Ludu Daw Amar (also Ludu Daw Ah Mar; Burmese: လူထုဒေါ်အမာ, pronounced: [lùdṵ dɔ̀ ʔəmà]; 29 November 1915 – 7 April 2008) was a well known and respected leading dissident writer and journalist in Mandalay, Burma. She was married to fellow writer and journalist Ludu U Hla and was the mother of popular writer Nyi Pu Lay. She is best known for her outspoken anti-government views and radical left wing journalism besides her outstanding work on traditional Burmese arts, theatre, dance and music, and several works of translation from English, both fiction and non-fiction.

Born into an old established Mandalay family that traded in tobacco and manufactured cheroots, Amar was the fourth in a family of twelve, of whom only six survived to adulthood. She was educated at the American Baptist Mission School and subsequently the National High School under the headmaster Abdul Razak who later became the Education Minister in Aung San's cabinet and was assassinated with him and others in July 1947. She read science at the Mandalay Intermediate College and went on to Rangoon University for a Bachelor's degree. Her first notable work was a translation of Trials in Burma by Maurice Collis in 1938, and by that time she was already published in the university's Owei (အိုးဝေ , Peacock's Call) magazine, and also Kyipwa Yay (ကြီးပွားရေးမဂ္ဂဇင်း , Progress) magazine, run by her future husband U Hla, under her own name as well as the pen names Mya Myint Zu and Khin La Win.

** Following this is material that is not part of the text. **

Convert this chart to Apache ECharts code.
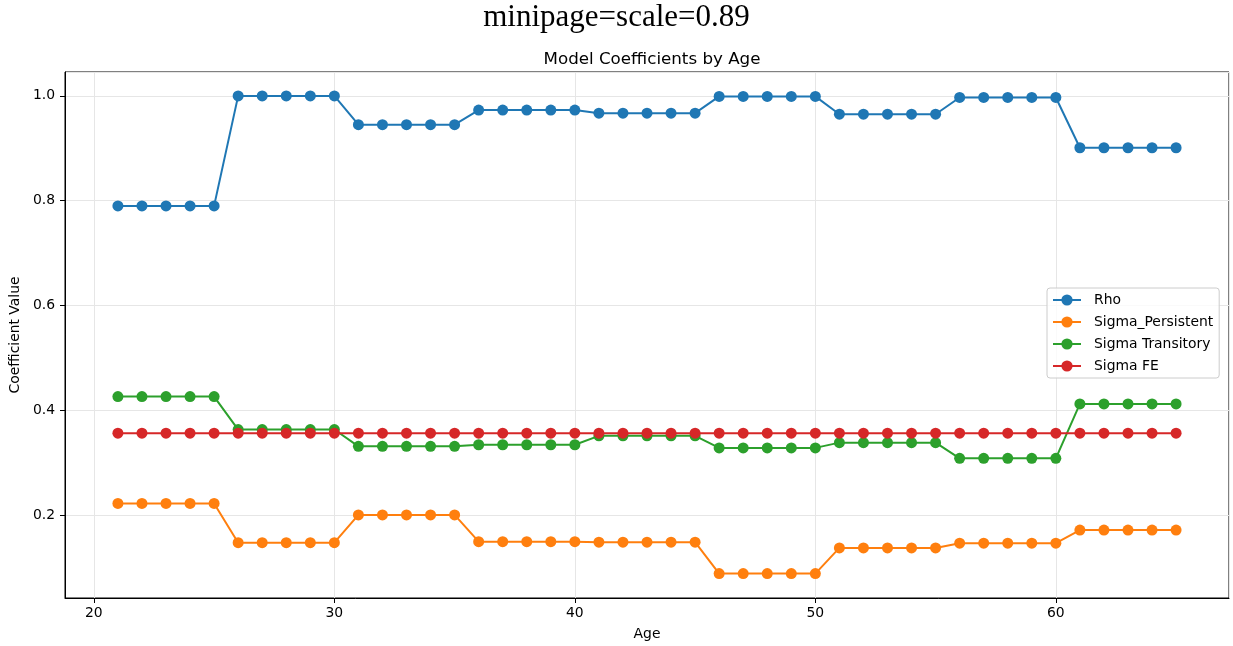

When the second university students strike in history broke out in 1936, Amar and her friend from Mandalay M.A. Ma Ohn became famous as women student leaders among the strikers camped out on the terraces of the Shwedagon Pagoda. U Hla was a staunch supporter of the strike and started courting Amar; in 1939 they got married and U Hla moved his magazine to Mandalay.